测试数据
{"name":"zhangsan", "age":20}
{"name":"lisi", "age":20}
{"name":"wangwu", "age":20}
{"name":"wangwu", "age":30}
{"name":"wangwu", "age":35}
spark sql 分区数测试代码
package sparkSql
import org.apache.spark.sql.{DataFrame, SparkSession}
import org.apache.spark.{SparkConf, SparkContext, sql}
import org.junit.{After, Before, Test}
class ReadJson {
val conf: SparkConf = new SparkConf().setAppName("sparkSql").setMaster("local[3]")
val spark: SparkSession = SparkSession.builder().config(conf).getOrCreate()

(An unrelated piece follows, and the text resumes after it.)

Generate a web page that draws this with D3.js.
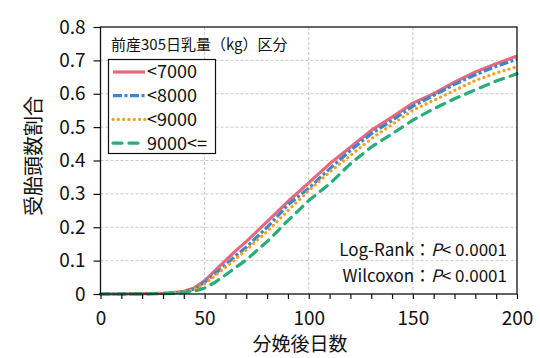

var outpath: String = "out"
import util.MyPredef._
@Before
def init() {
outpath.delete()
}
@After
def after() {
spark.stop()
}
/**
* 1、构建sparkSession 对象
* 2、读取数据
* 3、输出或展示
*/
@Test
def queryJson(): Unit = {
val df: DataFrame = spark.read.json("in/user.json")
df.show()
}
@Test
def dfToRDD(): Unit = {
val df: DataFrame = spark.read.json("in/user.json")
df.createOrReplaceTempView("user")
val noShuffledRDD: DataFrame = spark.sql("select * from user")
println("noShuffledRDD 分区数:" + noShuffledRDD.rdd.getNumPartitions)
noShuffledRDD.show()
val ShuffledRDD: DataFrame = spark.sql("select name, count(1) from user group by name")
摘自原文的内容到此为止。